En resumen, un mundo que repugna a la fría y aséptica moral de quien juzga antes de entender y compadecer –y esta es la moral de la mayoría–, pero sobre el que se inclina, compasivo, Fabrizio. Y a diferencia de la moral de la mayoría, su moral es siempre justificativa, nunca justiciera. Para él, todos tienen derecho a salvarse, «porque el infierno no existe / en el mundo del buen Dios».

Pero ¿cómo salvarse acaba revelándose imposible vengarse de la caducidad natural de las cosas y de los sentimientos? Es cierto que a la soledad puede también seguir el amor, que la primavera acaba sustituyendo al invierno. («Pero tú que vas, té te quedas: / el amor de nuevo / pasará cercano / en la estación del blanco espino»); pero otros inviernos se presentarán, también el amor se acabará: «Pero tú que estás ¿por qué te quedas? / Otro invierno volverá mañana / caerá otra nieve a consolar los campos, / caerá otra nieve sobre los camposantos».

En resumen, es la falta de piedad la que transforma nuestra vida en un largo camino de muerte.
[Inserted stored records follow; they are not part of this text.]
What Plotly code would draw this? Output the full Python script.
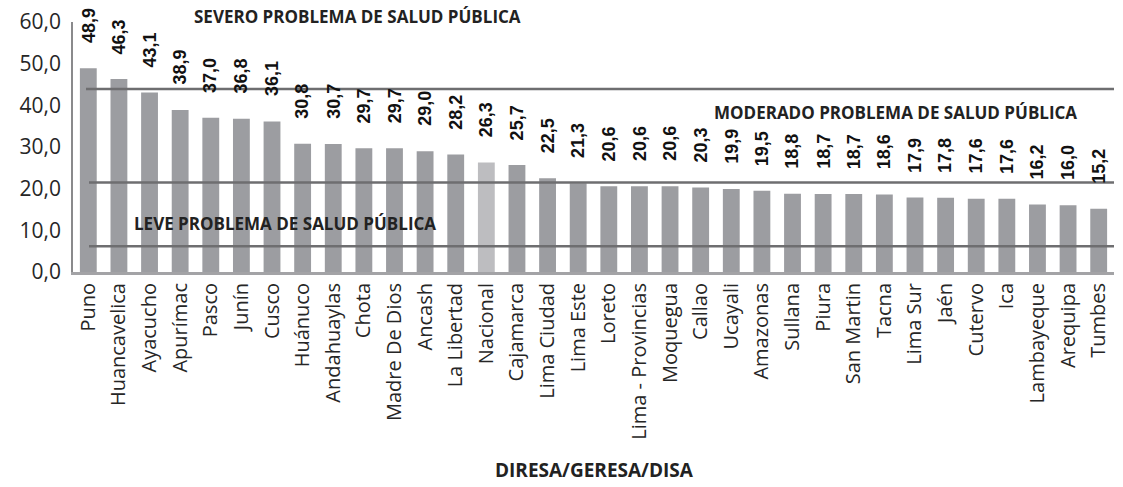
import plotly.graph_objects as go

categories = ["Puno", "Huancavelica", "Ayacucho", "Apurímac", "Pasco", "Junín", "Cusco",
              "Huánuco", "Andahuaylas", "Chota", "Madre De Dios", "Ancash", "La Libertad",
              "Nacional", "Cajamarca", "Lima Ciudad", "Lima Este", "Loreto",
              "Lima - Provincias", "Moquegua", "Callao", "Ucayali", "Amazonas", "Sullana",
              "Piura", "San Martin", "Tacna", "Lima Sur", "Jaén", "Cutervo", "Ica",
              "Lambayeque", "Arequipa", "Tumbes"]
values = [48.9, 46.3, 43.1, 38.9, 37.0, 36.8, 36.1, 30.8, 30.7, 29.7, 29.7, 29.0, 28.2,
          26.3, 25.7, 22.5, 21.3, 20.6, 20.6, 20.6, 20.3, 19.9, 19.5, 18.8, 18.7, 18.7,
          18.6, 17.9, 17.8, 17.6, 17.6, 16.2, 16.0, 15.2]
highlight = "Nacional"
threshold_levels = [43.9, 21.5, 6.2]
zone_labels = ["SEVERO PROBLEMA DE SALUD PÚBLICA", "MODERADO PROBLEMA DE SALUD PÚBLICA",
               "LEVE PROBLEMA DE SALUD PÚBLICA"]
x_title = "DIRESA/GERESA/DISA"
y_ticks = [0, 10, 20, 30, 40, 50, 60]

W, H = 1123, 487
ML, MR, MT, MB = 73, 9, 22, 215
pw = W - ML - MR
ph = H - MT - MB

def fmt(v):
    return f"{v:.1f}".replace(".", ",")

def px(xp):
    return (xp - ML) / pw

def py(yp):
    return 1 - (yp - MT) / ph

colors = ["#bdbdc0" if c == highlight else "#9c9da1" for c in categories]

fig = go.Figure()
fig.add_trace(go.Bar(x=categories, y=values, marker=dict(color=colors, line=dict(width=0)),
                     hoverinfo="x+y"))

annotations = []
for c, v in zip(categories, values):
    annotations.append(dict(x=c, y=v, xref="x", yref="y", text="<b>" + fmt(v) + "</b>",
                            showarrow=False, textangle=-90, xanchor="center",
                            yanchor="bottom", yshift=23,
                            font=dict(family="Liberation Sans", size=18, color="#111111")))

zone_pos = [(357, 17), (895, 112), (285, 223)]
for txt, (xp, yp) in zip(zone_labels, zone_pos):
    annotations.append(dict(x=px(xp), y=py(yp), xref="paper", yref="paper",
                            text="<b>" + txt + "</b>", showarrow=False,
                            xanchor="center", yanchor="middle",
                            font=dict(family="Open Sans", size=17, color="#222222")))
annotations.append(dict(x=px(594), y=py(470), xref="paper", yref="paper",
                        text="<b>" + x_title + "</b>", showarrow=False,
                        xanchor="center", yanchor="middle",
                        font=dict(family="Open Sans", size=19, color="#222222")))

shapes = []
starts = [86, 89, 89]
for lvl, xs in zip(threshold_levels, starts):
    shapes.append(dict(type="line", xref="paper", yref="y", x0=px(xs), x1=1.0, y0=lvl, y1=lvl,
                       line=dict(color="#6e6e70", width=2.5), layer="above"))

fig.update_layout(
    width=W, height=H,
    margin=dict(l=ML, r=MR, t=MT, b=MB, autoexpand=False),
    paper_bgcolor="white", plot_bgcolor="white",
    bargap=0.45,
    showlegend=False,
    separators=",.",
    annotations=annotations,
    shapes=shapes,
    xaxis=dict(tickangle=-90, tickfont=dict(family="Open Sans", size=20, color="#262626"),
               showline=True, linecolor="#a3a3a6", linewidth=3, ticks="", showgrid=False,
               automargin=False, fixedrange=True),
    yaxis=dict(range=[0, 60], tickvals=y_ticks, tickformat=".1f",
               tickfont=dict(family="Open Sans", size=21, color="#262626"),
               showline=True, linecolor="#8a8a8c", linewidth=1.5, showgrid=False,
               zeroline=False, ticks="", ticklabelstandoff=6, automargin=False,
               fixedrange=True),
)

fig.write_html("out.html", config={"displayModeBar": False},
               post_script="document.body.style.margin='0';document.body.style.overflow='hidden';")
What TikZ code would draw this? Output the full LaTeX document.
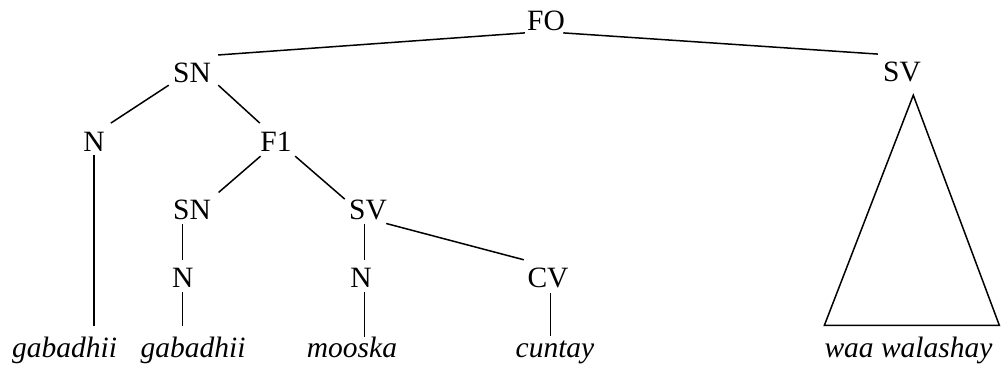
\documentclass[tikz,border=0pt]{standalone}
\usepackage{fontspec}
\setmainfont{Liberation Serif}
\usetikzlibrary{calc}
\begin{document}
\begin{tikzpicture}[x=1pt,y=1pt,
  cat/.style={inner sep=0pt, anchor=base, text height=19.5pt, text depth=0pt, font=\fontsize{29.5}{30}\selectfont},
  leaf/.style={inner sep=0pt, anchor=base, text height=20pt, text depth=6.4pt, font=\fontsize{29.5}{30}\selectfont\itshape},
  edge/.style={draw=black, line width=1.5pt}]
\useasboundingbox (0,0) rectangle (1002,366);
% category nodes
\node[cat] (FO)  at (546,335) {FO};
\node[cat] (SN1) at (192,283.3) {SN};
\node[cat] (SVr) at (902,284) {SV};
\node[cat] (N1)  at (94,214.3) {N};
\node[cat] (F1)  at (276,214.3) {F1};
\node[cat] (SN2) at (192,146) {SN};
\node[cat] (SV2) at (368,146) {SV};
\node[cat] (N2)  at (182.7,78) {N};
\node[cat] (N3)  at (361,78) {N};
\node[cat] (CV)  at (548,78) {CV};
% leaves
\node[leaf] (gab1) at (64.5,8.3) {gabadhii};
\node[leaf] (gab2) at (193,8.3) {gabadhii};
\node[leaf] (moo)  at (352,8.3) {mooska};
\node[leaf] (cun)  at (555,8.3) {cuntay};
\node[leaf] (waa)  at (908.5,8) {waa walashay};
% connectors
\draw[edge] ($(FO.south west)+(-2,-1.7)$) -- ($(SN1.north east)+(7,8)$);
\draw[edge] ($(FO.south east)+(-1.8,-1.7)$) -- ($(SVr.north west)+(-5,8.2)$);
\draw[edge] ($(SN1.south west)+(-4.2,-2.3)$) -- ($(N1.north east)+(6,8.9)$);
\draw[edge] ($(SN1.south east)+(7.2,-2.3)$) -- ($(F1.north west)+(-0.4,8.9)$);
\draw[edge] ($(N1.south)+(0,-3.3)$) -- ($(N1.south |- gab1.north)+(0,11)$);
\draw[edge] ($(F1.south west)+(0.3,-4.3)$) -- ($(SN2.north east)+(7.5,7.8)$);
\draw[edge] ($(F1.south east)+(3.4,-4.3)$) -- ($(SV2.north west)+(-4.2,1.2)$);
\draw[edge] ($(N2.north |- SN2.south)+(0,-4)$) -- ($(N2.north)+(0,7.8)$);
\draw[edge] ($(N2.south)+(0,-3.7)$) -- ($(N2.south |- gab2.north)+(0,11)$);
\draw[edge] ($(SV2.south)+(-3.5,-4)$) -- ($(SV2.south |- N3.north)+(-3.5,7.8)$);
\draw[edge] ($(SV2.south |- N3.south)+(-3.5,-3.7)$) -- ($(SV2.south |- moo.north)+(-3.5,0.4)$);
\draw[edge] ($(SV2.south east)+(-0.85,-3.3)$) -- ($(CV.north west)+(-3.5,8.5)$);
\draw[edge] ($(CV.south)+(2.7,-5.3)$) -- ($(CV.south |- cun.north)+(2.7,1)$);
\draw[edge, line join=miter] ($(SVr.south)+(11.3,-13)$) -- ($(waa.north west)+(0,12.3)$) -- ($(waa.north east)+(6.7,12.3)$) -- cycle;
\end{tikzpicture}
\end{document}
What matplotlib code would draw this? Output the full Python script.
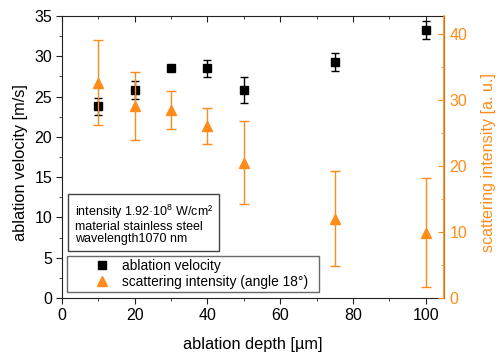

El tema surge en la «Ballata degli impicati», a los que no se les concede la posibilidad de redimirse, para los que «el precio fue la vida / por el mal de una sola hora»; o en el, «Marcondiro'ndero», una de las páginas más intensas y dramáticas de toda la cantata. En él se narra cómo, precisamente, la despiadada locura del hombre ha desencadenado la guerra atómica, y cómo la tierra ha resultado destruida. Únicamente los niños quedan vivos, continuando un absurdo corro que los lleva, gradualmente, a la locura. Y sobre todo ello planea una terrible admonición: « ¿quién nos salvará? ».

Por ello, quiere decirnos el autor, no hay esperanza en el hombre, sino en el amor que mata el odio, en la caridad que mata la codicia, los rencores y la injusticia. Tengan piedad los que estén en alto, los que tengan gloria, poder y riqueza. Tengan piedad de quien conoce el dolor y de quien conoce el error, para que para todos ellos –si lo quieren– se abra el camino del rescate. Que los poderosos recuerden que la felicidad no nace ni de la riqueza ni del poder, sino del placer de dar. Y que la muerte es remordimiento para quien no ha sabido abrirse, en vida, a la compasión. Para quien no ha sabido querer a los gatos vagabundos.